What A Celebrity Wizard Of Spin Can Teach You About Shaping Your Own Story

BY CAMILLE SWEENEY AND JOSH GOSFIELD

Maintaining a positive public image is hard work for any person or company–but it’s easier if you understand how to get out in front of the media. L.A.’s foremost PR rep to the stars Mike Sitrick reveals a few gems from his bag of tricks.

Everyone understands the importance of shaping a story, but few are as shrewdly proficient at manipulating the media as L.A. crisis manager Mike Sitrick, who the Los Angeles Times has called “The Wizard of Spin.” A celebrity, arrested for soliciting a prostitute or going on a drunken rampage, confronted with a frenzied pack of reporters, is likely to call Sitrick, whose firm has defended and rebuilt the reputations of scores of entertainers, athletes, and other high-profile clients caught in the media glare. (His clients have included Paris Hilton, Rush Limbaugh, Michael Vick, and Chris Brown to name a few, as well as embattled companies and high-profile executives, many of whom Sitrick can only discuss off the record, if at all.)
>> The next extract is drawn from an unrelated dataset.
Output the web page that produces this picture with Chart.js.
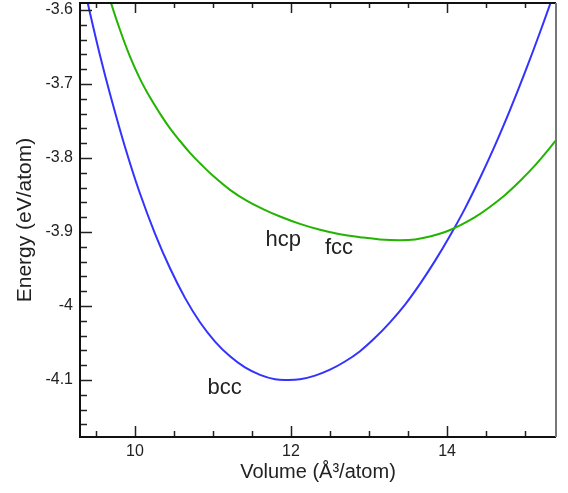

Sitrick, whose uncanny ability to assess and understand the intricacies of how the media behaves and what makes an individual journalist tick, has a lot to teach anyone about how to deal with the media. His advice in a nutshell: “If you don’t tell your story, someone else will tell it for you.”

1. Strike fast. When a high-profile client calls and says, “CBS Evening News is outside my door. What should I do?” we have to get the facts, assess the situation, and establish a strategy in a matter of minutes. We have to know immediately who to contact and how. Some people worry about having the last word; my concern is getting the first and last word. Get your story out first so you can set the tone for the coverage that follows.

2. Prepare the client. Powerful people don’t like being challenged, but a crucial part of my job is telling the emperor or empress they have no clothes. CEOs wield incredible power, but I often have to explain to them that they can’t control the press. A celebrity might be able to act, but what if they don’t come across sympathetically in front of a camera after being been accused of shoplifting or trashing a hotel room? Before we put a client in front of reporters or cameras we rehearse them very carefully, the way a lawyer would. Tiger Woods isn’t a client of mine, but before his apologia press conference I would have rehearsed him, shot a video, and if it had come off the way it aired, I’d have done it differently.